──────── ENTRIES

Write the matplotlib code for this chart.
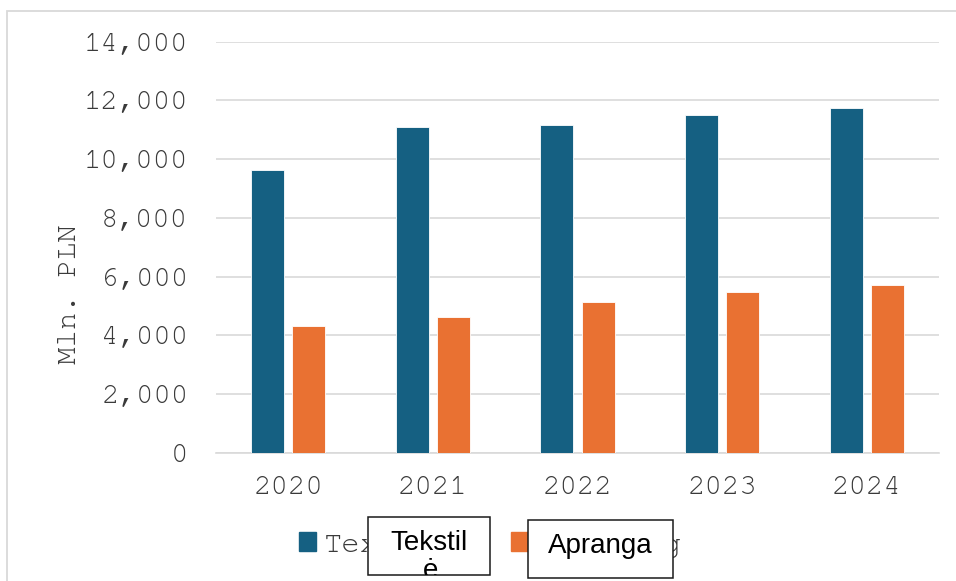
import numpy as np
import matplotlib.pyplot as plt
from matplotlib.patches import Rectangle, Patch
from matplotlib.ticker import FuncFormatter
from matplotlib import font_manager

years = ['2020', '2021', '2022', '2023', '2024']
textiles = [9640, 11080, 11160, 11490, 11730]
clothing = [4320, 4620, 5140, 5470, 5710]
series_names = ['Textiles', 'Clothing']
overlay_names = ['Tekstil', 'Apranga']

blue = '#156082'
orange = '#E97132'
grid_col = '#D9D9D9'
txt_col = '#3a3a3a'

W, H = 956, 581


def px(x, y):
    # pixel coords (top-left origin) -> figure fraction
    return x / W, 1 - y / H


# prefer a Courier-like face if one happens to exist
installed = {f.name for f in font_manager.fontManager.ttflist}
mono = 'Liberation Mono'
for cand in ['Courier New', 'Nimbus Mono PS', 'FreeMono', 'Courier']:
    if cand in installed:
        mono = cand
        break
sans = 'Liberation Sans'

fig = plt.figure(figsize=(W / 100, H / 100), dpi=100)

# outer chart frame (cropped on right/bottom)
frame = Rectangle(px(7, 600), (980 - 7) / W, (600 - 11) / H, transform=fig.transFigure,
                  fill=False, edgecolor=grid_col, linewidth=1.3)
fig.add_artist(frame)

ax = fig.add_axes([216 / W, 1 - 452.7 / H, 723 / W, 411 / H])
x = np.arange(len(years))
w = 0.228
off = 0.143
ax.bar(x - off, textiles, w, color=blue, edgecolor='white', linewidth=0.6, zorder=3)
ax.bar(x + off, clothing, w, color=orange, edgecolor='white', linewidth=0.6, zorder=3)

ax.set_xlim(-0.5, len(years) - 0.5)
ax.set_ylim(0, 14000)
ax.set_yticks(np.arange(0, 14001, 2000))
ax.yaxis.set_major_formatter(FuncFormatter(lambda v, _: f'{v:,.0f}'))
ax.set_xticks(x)
ax.set_xticklabels(years)
ax.grid(axis='y', color=grid_col, linewidth=1.2, zorder=0)
ax.set_axisbelow(True)
for s in ['top', 'right', 'left']:
    ax.spines[s].set_visible(False)
ax.spines['bottom'].set_color(grid_col)
ax.spines['bottom'].set_linewidth(1.2)
ax.tick_params(axis='y', length=0, pad=20, labelsize=21, labelcolor=txt_col)
ax.tick_params(axis='x', length=0, pad=17, labelsize=21, labelcolor=txt_col)
for lab in ax.get_xticklabels() + ax.get_yticklabels():
    lab.set_family(mono)

fig.text(*px(70, 294), 'Mln. PLN', rotation=90, ha='center', va='center',
         family=mono, fontsize=21, color=txt_col)

handles = [Patch(color=blue), Patch(color=orange)]
leg = fig.legend(handles, series_names, loc='center left', bbox_to_anchor=px(271, 545),
                 ncol=2, frameon=False, prop={'family': mono, 'size': 22},
                 handlelength=0.56, handleheight=0.56, handletextpad=0.25,
                 columnspacing=1.35, labelcolor=txt_col)
leg.set_zorder(4)

# overlaid label boxes
box1 = Rectangle(px(367.7, 575), (490 - 367.7) / W, (575 - 516.7) / H,
                 transform=fig.transFigure, facecolor='white', edgecolor='#1a1a1a',
                 linewidth=1.1, zorder=10)
box2 = Rectangle(px(527.7, 578.3), (672.7 - 527.7) / W, (578.3 - 520) / H,
                 transform=fig.transFigure, facecolor='white', edgecolor='#1a1a1a',
                 linewidth=1.1, zorder=10)
fig.add_artist(box1)
fig.add_artist(box2)

fig.text(*px(429, 550), overlay_names[0], ha='center', va='baseline',
         family=sans, fontsize=20, color='black', zorder=11)
t2 = fig.text(*px(431, 578.5), 'ė', ha='center', va='baseline',
              family=sans, fontsize=20, color='black', zorder=11)
t2.set_clip_path(box1)
fig.text(*px(600, 553), overlay_names[1], ha='center', va='baseline',
         family=sans, fontsize=20, color='black', zorder=11)

fig.savefig('out.png', dpi=100)
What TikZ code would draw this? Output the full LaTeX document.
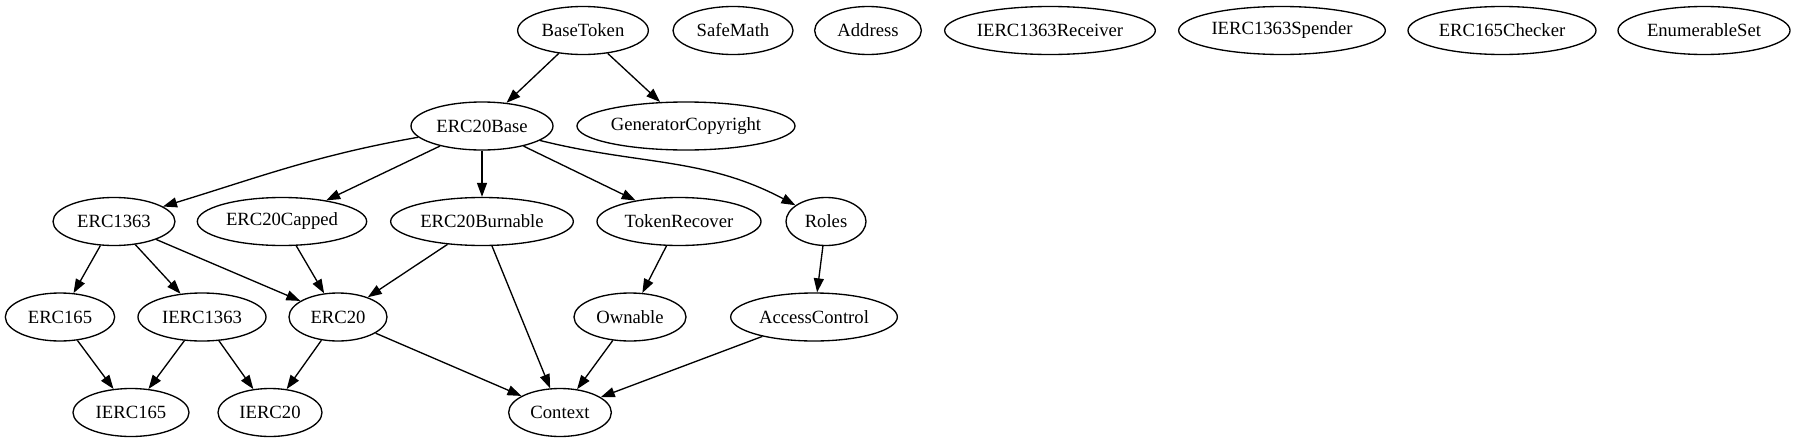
\documentclass[tikz,border=0pt]{standalone}
\usepackage{fontspec}
\setmainfont{Liberation Serif}
\usetikzlibrary{arrows.meta,shapes.geometric}

\newcommand{\lbl}[1]{\makebox[0pt]{#1}}

\tikzset{
  cls/.style={draw,ellipse,line width=1pt,inner sep=0pt,minimum height=36pt,
              minimum width=#1,font=\fontsize{14}{16}\selectfont},
  dep/.style={line width=1pt,-{Triangle[length=10.5pt,width=7.5pt]}}
}

\begin{document}
\begin{tikzpicture}[x=0.75pt,y=-0.75pt]
  \useasboundingbox (0,0) rectangle (1796,443);

  % top row
  \node[cls=98pt]    (basetoken) at (583,30.5)  {\lbl{BaseToken}};
  \node[cls=90pt]    (safemath)  at (733,30.5)  {\lbl{SafeMath}};
  \node[cls=80pt]    (address)   at (868,30.5)  {\lbl{Address}};
  \node[cls=158pt]   (receiver)  at (1050,30.5) {\lbl{IERC1363Receiver}};
  \node[cls=155pt]   (spender)   at (1282,30.5) {\lbl{IERC1363Spender}};
  \node[cls=141pt]   (checker)   at (1502,30.5) {\lbl{ERC165Checker}};
  \node[cls=129pt]   (enumset)   at (1704,30.5) {\lbl{EnumerableSet}};

  \node[cls=106.5pt] (erc20base) at (482,126)   {\lbl{ERC20Base}};
  \node[cls=163.5pt] (copyright) at (686,126)   {\lbl{GeneratorCopyright}};

  \node[cls=91.5pt]  (erc1363)   at (114,221.5) {\lbl{ERC1363}};
  \node[cls=127pt]   (capped)    at (282,221.5) {\lbl{ERC20Capped}};
  \node[cls=137pt]   (burnable)  at (482,221.5) {\lbl{ERC20Burnable}};
  \node[cls=123pt]   (recover)   at (679,221.5) {\lbl{TokenRecover}};
  \node[cls=60pt]    (roles)     at (826,221.5) {\lbl{Roles}};

  \node[cls=82pt]    (erc165)    at (60,317)    {\lbl{ERC165}};
  \node[cls=96pt]    (ierc1363)  at (202,317)   {\lbl{IERC1363}};
  \node[cls=73.5pt]  (erc20)     at (338,317)   {\lbl{ERC20}};
  \node[cls=84pt]    (ownable)   at (630,317)   {\lbl{Ownable}};
  \node[cls=125pt]   (access)    at (814,317)   {\lbl{AccessControl}};

  \node[cls=87pt]    (ierc165)   at (131,412.5) {\lbl{IERC165}};
  \node[cls=78pt]    (ierc20)    at (270,412.5) {\lbl{IERC20}};
  \node[cls=77pt]    (context)   at (560,412.5) {\lbl{Context}};

  % inheritance
  \draw[dep] (basetoken) -- (erc20base);
  \draw[dep] (basetoken) -- (copyright);
  \draw[dep] (erc20base) to[out=190,in=17] (erc1363);
  \draw[dep] (erc20base) -- (capped);
  \draw[dep] (erc20base) -- (burnable);
  \draw[dep] (erc20base) -- (recover);
  \draw[dep] (erc20base) to[out=-14,in=152] (roles);
  \draw[dep] (erc1363) -- (erc165);
  \draw[dep] (erc1363) -- (ierc1363);
  \draw[dep] (erc1363) -- (erc20);
  \draw[dep] (capped) -- (erc20);
  \draw[dep] (burnable) -- (erc20);
  \draw[dep] (burnable) -- (context);
  \draw[dep] (recover) -- (ownable);
  \draw[dep] (roles) -- (access);
  \draw[dep] (erc165) -- (ierc165);
  \draw[dep] (ierc1363) -- (ierc165);
  \draw[dep] (ierc1363) -- (ierc20);
  \draw[dep] (erc20) -- (ierc20);
  \draw[dep] (erc20) -- (context);
  \draw[dep] (ownable) -- (context);
  \draw[dep] (access) -- (context);
\end{tikzpicture}
\end{document}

────────────────

## TASK DIRECTIONS
Restate word for word only the lines from where the entries begin through the one with "fig = plt.figure(figsize=(W"; omit the pictures.

## RESPONSE TO THIS EXERCISE
Write the matplotlib code for this chart.
import numpy as np
import matplotlib.pyplot as plt
from matplotlib.patches import Rectangle, Patch
from matplotlib.ticker import FuncFormatter
from matplotlib import font_manager

years = ['2020', '2021', '2022', '2023', '2024']
textiles = [9640, 11080, 11160, 11490, 11730]
clothing = [4320, 4620, 5140, 5470, 5710]
series_names = ['Textiles', 'Clothing']
overlay_names = ['Tekstil', 'Apranga']

blue = '#156082'
orange = '#E97132'
grid_col = '#D9D9D9'
txt_col = '#3a3a3a'

W, H = 956, 581


def px(x, y):
    # pixel coords (top-left origin) -> figure fraction
    return x / W, 1 - y / H


# prefer a Courier-like face if one happens to exist
installed = {f.name for f in font_manager.fontManager.ttflist}
mono = 'Liberation Mono'
for cand in ['Courier New', 'Nimbus Mono PS', 'FreeMono', 'Courier']:
    if cand in installed:
        mono = cand
        break
sans = 'Liberation Sans'

fig = plt.figure(figsize=(W / 100, H / 100), dpi=100)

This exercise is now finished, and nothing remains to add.